I got a bit ahead of Billy at the top, near the gap, so I had an opportunity to capture his struggle.

Billy Climbing up to WSG

So is this conflict man against nature, or is it really man against self? My high school English teacher would ask.

At Winding Stair we hung a left and rode along the ridge up there. The sun was out, so there were patches of light and shadow, and the consistency of the ice and snow varied greatly. At one point, there was a spot where water was running across the road, and there was a gap in the ice about a foot across. Billy either didn't see it or didn't think it was dangerous, and had a Clif Bar or something in his hand when he ran into it. He hit the ground faster than you'd think gravity could pull him down.

It was amazing to watch. He wasn't injured per-se, but did manage to cut his face on jagged bits of ice, I imagine.

Billys Crushed Face

He didn't notice it at all. Apparently it didn't hurt. Eventually when I told him, he asked what part of his beard the cut was in, which seemed a funny way to ask the question. It was actually even funnier too, because he managed to cut himself in the one spot where there was no beard.

I leant him my technology mirror to check it out and he seemed pretty impressed.

Then he crashed like 2 more times between there and Hightower Gap. Goodness man! It was all because of the inconsistency in the ice. It would be super solid and grippy, then become slippery, then get soft, and then become slush, all in 100 feet. All you have to do is catch a spot you didn't predict and bam, you're down. Fortunately, it's not like crashing on gravel. It crunches a bit, and you slide a bit. He was uninjured in his subsequent falls as well. I don't think he even got wet.

On our descent off of Hightower, he was substantially more cautious and managed not to crash again for the rest of the ride.

We ran into a surprising number of people for the conditions. There was a family at Puncheon Gap, sledding down the road that leads up to Hawk Mountain. People were fishing, of all things, in Rock Creek. A few people were camping. A few were just out driving around.

It was a good bit colder on Rock Creek Road, and the steady spray from the road didn't help. I teetered on uncomfortable for most of the run along that road. When we got back into the woods toward the north end of the loop and it got even colder, I was actually more comfortable. The snow and ice were a lot less damp, and we welcomed the climbing.

Old Rock Creek Road

I was a little concerned about how high this creek would be.

Creek Crossing

Turned out it was fine, but at the time, I wasn't looking forward to either wet shoes or walking through it barefoot.

Near the Benton MacKaye we ran into some dogs. In the snow, I didn't hear their feet as they approached. I just suddenly had a pair of dogs pacing me, one on either side. They were friendly dogs. No barking. No attacking. I turned back to see if I could figure out where they came from, and discovered their owners back at the BMK, not even 50 feet away, but out-of-sight because of the curve in the road.

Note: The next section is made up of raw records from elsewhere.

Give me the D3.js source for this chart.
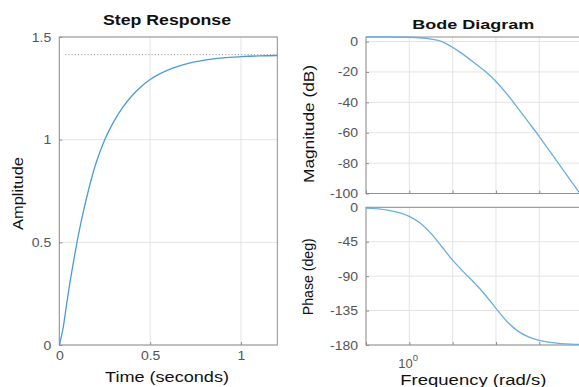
<!DOCTYPE html>
<html><head><meta charset="utf-8">
<script src="https://cdn.jsdelivr.net/npm/d3@7"></script>
<style>
body{margin:0;background:#fff}
svg{display:block}
text{font-family:"Liberation Sans",Arial,Helvetica,sans-serif}
</style>
</head><body>
<svg id="c" width="579" height="387"></svg>
<script>
// ---- Data ----
const stepTime = [0,0.02,0.04,0.06,0.08,0.1,0.125,0.15,0.2,0.25,0.3,0.35,0.4,0.45,0.5,0.6,0.7,0.8,0.9,1.0,1.1,1.2];
const stepAmplitude = [0,0.077,0.197,0.312,0.416,0.512,0.620,0.716,0.880,1.000,1.088,1.158,1.214,1.258,1.293,1.340,1.369,1.387,1.398,1.404,1.408,1.410];
const steadyState = 1.414;
const stepXTicks = [0,0.5,1];
const stepYTicks = [0,0.5,1,1.5];

const bodeFreq = [0.1,0.316,1,1.778,3.162,5.623,10,17.78,31.62,56.23,100,177.8,316.2,562.3,1000,1778,3162,5623,10000];
const bodeMagDb = [3.0,3.0,2.85,2.5,1.6,0.0,-3.8,-8.6,-14.0,-19.6,-26.3,-34.4,-43.6,-53.0,-62.5,-72.5,-82.5,-92.5,-102.5];
const bodePhaseDeg = [-1.2,-3.8,-11.9,-20.6,-34.1,-51.6,-69.1,-84.4,-98.6,-114.3,-132.1,-149.0,-161.5,-169.4,-174.0,-176.6,-178.1,-178.9,-179.4];
const magTicks = [0,-20,-40,-60,-80,-100];
const phaseTicks = [0,-45,-90,-135,-180];
const freqGrid = [0.1,1,10,100,1000];
const freqLabelTicks = [1];

// ---- Drawing ----
const svg = d3.select('#c');
const gridCol = '#e4e4e4', boxCol = '#8f8f8f', tickTxt = '#555555';
const stepCol = '#4a9bd8', bodeCol = '#6aaee0';
const fmt = d => String(d);

function stretch(sel, f){
  sel.each(function(){
    const L = this.getComputedTextLength();
    d3.select(this).attr('textLength', L*f).attr('lengthAdjust','spacingAndGlyphs');
  });
}

function makeClip(id, x0, y0, x1, y1){
  svg.append('clipPath').attr('id', id).append('rect')
    .attr('x', x0).attr('y', y0-1).attr('width', x1-x0).attr('height', y1-y0+2);
}

// Step response panel
const sx = d3.scaleLinear([0,1.2],[59.3,277.3]);
const sy = d3.scaleLinear([0,1.5],[345,37]);
const gS = svg.append('g');
gS.append('g').selectAll('line').data(stepXTicks).join('line')
  .attr('x1', d=>sx(d)).attr('x2', d=>sx(d)).attr('y1', sy(0)).attr('y2', sy(1.5))
  .attr('stroke', gridCol).attr('stroke-width',1);
gS.append('g').selectAll('line').data(stepYTicks).join('line')
  .attr('y1', d=>sy(d)).attr('y2', d=>sy(d)).attr('x1', sx(0)).attr('x2', sx(1.2))
  .attr('stroke', gridCol).attr('stroke-width',1);
gS.append('rect').attr('x', sx(0)).attr('y', sy(1.5)).attr('width', sx(1.2)-sx(0)).attr('height', sy(0)-sy(1.5))
  .attr('fill','none').attr('stroke', boxCol).attr('stroke-width',1);

const axSL = gS.append('g').attr('transform',`translate(${sx(0)},0)`)
  .call(d3.axisLeft(sy).tickValues(stepYTicks).tickSize(-3).tickPadding(8).tickFormat(fmt));
const axSB = gS.append('g').attr('transform',`translate(0,${sy(0)})`)
  .call(d3.axisBottom(sx).tickValues(stepXTicks).tickSize(-3).tickPadding(8).tickFormat(fmt));
[axSL, axSB].forEach(a=>{
  a.select('.domain').remove();
  a.selectAll('line').attr('stroke', boxCol);
  a.selectAll('text').attr('fill', tickTxt).style('font-size','12.5px');
});
axSB.selectAll('text').attr('dy','0.55em');

const sClipId='clipStep';
makeClip(sClipId, sx(0), sy(1.5), sx(1.2), sy(0));
gS.append('line').attr('x1', sx(0)+6).attr('x2', sx(1.2)).attr('y1', sy(steadyState)).attr('y2', sy(steadyState))
  .attr('stroke','#8a8a8a').attr('stroke-width',1).attr('stroke-dasharray','1,2.2');
gS.append('path').datum(stepTime.map((t,i)=>[t, stepAmplitude[i]]))
  .attr('clip-path',`url(#${sClipId})`)
  .attr('d', d3.line().x(d=>sx(d[0])).y(d=>sy(d[1])).curve(d3.curveMonotoneX))
  .attr('fill','none').attr('stroke', stepCol).attr('stroke-width',1.3);

// Bode panels
const fx = d3.scaleLog([0.1,10000],[366,582.6]);
const my = d3.scaleLinear([-100,3],[193.5,37]);
const py = d3.scaleLinear([-180,0],[345,207.3]);

function bodePanel(yScale, ticks, dom, vals, clipId){
  const g = svg.append('g');
  const [y0,y1] = [yScale(dom[1]), yScale(dom[0])];
  g.append('g').selectAll('line').data(freqGrid).join('line')
    .attr('x1', d=>fx(d)).attr('x2', d=>fx(d)).attr('y1', y0).attr('y2', y1)
    .attr('stroke', gridCol).attr('stroke-width',1);
  g.append('g').selectAll('line').data(ticks).join('line')
    .attr('y1', d=>yScale(d)).attr('y2', d=>yScale(d)).attr('x1', fx(0.1)).attr('x2', 579)
    .attr('stroke', gridCol).attr('stroke-width',1);
  g.append('rect').attr('x', fx(0.1)).attr('y', y0).attr('width', fx(10000)-fx(0.1)).attr('height', y1-y0)
    .attr('fill','none').attr('stroke', boxCol).attr('stroke-width',1);
  const ax = g.append('g').attr('transform',`translate(${fx(0.1)},0)`)
    .call(d3.axisLeft(yScale).tickValues(ticks).tickSize(-3).tickPadding(8).tickFormat(fmt));
  ax.select('.domain').remove();
  ax.selectAll('line').attr('stroke', boxCol);
  ax.selectAll('text').attr('fill', tickTxt).style('font-size','12.5px');
  const axb = g.append('g').attr('transform',`translate(0,${y1})`)
    .call(d3.axisBottom(fx).tickValues(freqGrid).tickSize(-3).tickFormat(''));
  axb.select('.domain').remove();
  axb.selectAll('line').attr('stroke', boxCol);
  makeClip(clipId, fx(0.1), y0, 579, y1);
  g.append('path').datum(bodeFreq.map((f,i)=>[f, vals[i]]))
    .attr('clip-path',`url(#${clipId})`)
    .attr('d', d3.line().x(d=>fx(d[0])).y(d=>yScale(d[1])).curve(d3.curveMonotoneX))
    .attr('fill','none').attr('stroke', bodeCol).attr('stroke-width',1.3);
  return ax;
}
const axM = bodePanel(my, magTicks, [-100,3], bodeMagDb, 'clipMag');
const axP = bodePanel(py, phaseTicks, [-180,0], bodePhaseDeg, 'clipPh');

stretch(svg.selectAll('.tick text'), 1.12);

// frequency tick label 10^0
freqLabelTicks.forEach(f=>{
  const t = svg.append('text').attr('x', fx(f)-11).attr('y', 368).attr('fill', tickTxt).style('font-size','13px');
  t.append('tspan').text('10');
  t.append('tspan').attr('dy', -7).style('font-size','9.5px').text(Math.round(Math.log10(f)));
});

// Titles and axis labels
function label(txt, x, y, size, len, opts={}){
  const t = svg.append('text').attr('x', x).attr('y', y).attr('text-anchor','middle')
    .style('font-size', size+'px').attr('fill', '#111')
    .attr('textLength', len).attr('lengthAdjust','spacingAndGlyphs').text(txt);
  if(opts.bold) t.style('font-weight','bold');
  if(opts.rot) t.attr('transform', `rotate(-90,${x},${y})`);
  return t;
}
label('Step Response', 167, 25, 15, 128, {bold:true});
label('Bode Diagram', 473.3, 29, 13.5, 122, {bold:true});
label('Time (seconds)', 167, 381.7, 14.5, 124);
label('Frequency  (rad/s)', 473.3, 385, 14, 146);
label('Amplitude', 22.7, 193.5, 15, 73, {rot:true});
label('Magnitude (dB)', 314, 124, 14, 118, {rot:true});
label('Phase (deg)', 313.5, 276.7, 14, 77, {rot:true});
</script>
</body></html>
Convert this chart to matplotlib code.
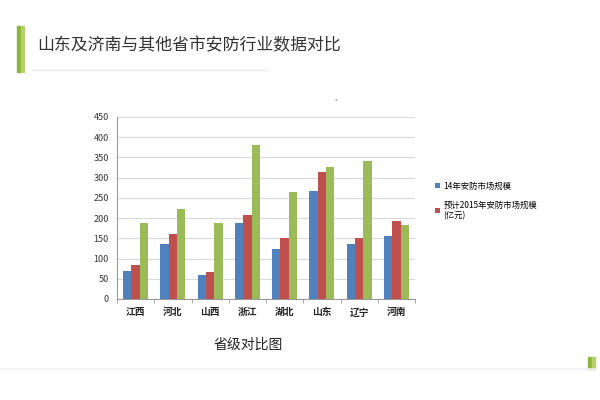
import matplotlib
matplotlib.use("Agg")
import matplotlib.pyplot as plt
import numpy as np
from matplotlib.patches import Rectangle
from matplotlib.lines import Line2D

plt.rcParams['font.family'] = ['Noto Sans CJK SC', 'DejaVu Sans']

provinces = ["江西", "河北", "山西", "浙江", "湖北", "山东", "辽宁", "河南"]
market_2014 = [70, 136, 60, 188, 124, 267, 136, 155]
market_2015 = [85, 160, 67, 207, 152, 313, 150, 193]
third_series = [188, 222, 187, 382, 264, 327, 341, 182]
legend_labels = ["14年安防市场规模", "预计2015年安防市场规模\n(亿元)"]
yticks = [0, 50, 100, 150, 200, 250, 300, 350, 400, 450]

W, H = 600, 400
fig = plt.figure(figsize=(6, 4), dpi=100)

def px(x0, y0, x1, y1):
    return [x0 / W, 1 - y1 / H, (x1 - x0) / W, (y1 - y0) / H]

ax = fig.add_axes(px(117, 117, 415, 299))
x = np.arange(len(provinces))
bw = 0.223
cols = ["#4F81BD", "#C0504D", "#9BBB59"]
ax.bar(x - bw, market_2014, bw, color=cols[0], label=legend_labels[0], zorder=3)
ax.bar(x, market_2015, bw, color=cols[1], label=legend_labels[1], zorder=3)
ax.bar(x + bw, third_series, bw, color=cols[2], zorder=3)
ax.set_xlim(-0.5, len(provinces) - 0.5)
ax.set_ylim(0, 450)
ax.set_yticks(yticks)
ax.set_yticklabels([str(v) for v in yticks], fontsize=6.5, color="#333333")
ax.yaxis.grid(True, color="#d9d9d9", linewidth=0.8, zorder=0)
ax.set_xticks(x)
ax.set_xticklabels(provinces, fontsize=7, fontweight="bold", color="#222222")
ax.tick_params(axis="x", length=0, pad=6)
ax.tick_params(axis="y", length=0, pad=6)
ax.set_xticks(np.arange(-0.5, len(provinces)), minor=True)
ax.tick_params(axis="x", which="minor", length=3, color="#999999")
for s in ["top", "right"]:
    ax.spines[s].set_visible(False)
ax.spines["left"].set_color("#999999")
ax.spines["bottom"].set_color("#999999")
ax.spines["left"].set_linewidth(0.8)
ax.spines["bottom"].set_linewidth(0.8)

leg = fig.legend(loc="upper left", bbox_to_anchor=(432 / W, 1 - 178 / H),
                 frameon=False, fontsize=6, handlelength=0.6, handleheight=0.6,
                 handletextpad=0.4, labelspacing=1.2, borderaxespad=0)

# decorations
fig.add_artist(Rectangle((17 / W, 1 - 72 / H), 2.5 / W, 46 / H, color="#8DB63C", transform=fig.transFigure))
fig.add_artist(Rectangle((21 / W, 1 - 72 / H), 2.5 / W, 46 / H, color="#B5D16E", transform=fig.transFigure))
fig.add_artist(Line2D([32 / W, 267 / W], [1 - 70 / H, 1 - 70 / H], color="#e6e6e6", linewidth=0.8, transform=fig.transFigure))
fig.text(37 / W, 1 - 45 / H, "山东及济南与其他省市安防行业数据对比", fontsize=12.2,
         color="#333333", va="center", ha="left")
fig.text(338 / W, 1 - 99 / H, "。", fontsize=5, color="#999999", va="center", ha="center")
fig.text(248 / W, 1 - 345 / H, "省级对比图", fontsize=10, color="#222222", va="center", ha="center")
fig.add_artist(Line2D([0, 595 / W], [1 - 369 / H, 1 - 369 / H], color="#eef1f5", linewidth=1.2, transform=fig.transFigure))
fig.add_artist(Rectangle((588 / W, 1 - 369 / H), 2.5 / W, 12 / H, color="#8DB63C", transform=fig.transFigure))
fig.add_artist(Rectangle((592 / W, 1 - 369 / H), 2.5 / W, 12 / H, color="#B5D16E", transform=fig.transFigure))

fig.savefig("out.png", dpi=100)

When we got back on Doublehead Gap road for the final run back to the car, it was probably in the 40's in the sun.

Laurel Creek Valley

Most of the snow had melted in the cemetery when we got back to the car.

Some ladies drove by, backed up, and asked use for directions to Long Creek Falls. It was funny though, the one lady started with: "Do you know where you are?" To which I immediately thought: "You're in the jungle baby, you're gonna die...." but had the presence of mind not to answer with. Yes, I knew where I was. Yes, they were in the right place. Yes, they were still going in the right direction. It occurred to me though. Noontootla is like 15 miles off of Hwy 52. It's way back up in there, and Long Creek is probably another 4 or 5 miles up Noontootala Creek. All of that stuff is super familiar to me, but I imagine to the average sightseer, it seems really, really remote.

We had fun driving back up over Doublehead Gap proper. It was still icy on the lee side of the gap. We made it though, and so I guess that was the last bit of the Adventure.

It was great to get to ride with Billy. He travels so much these days that I don't get to see him as much as I'd like. It doesn't look likely to snow again this year either, so I was really glad to have been able to get the ride in. I'd have liked to get in some snow hiking too, but, sadly, it's looking like I'm going to have to wait a while for that.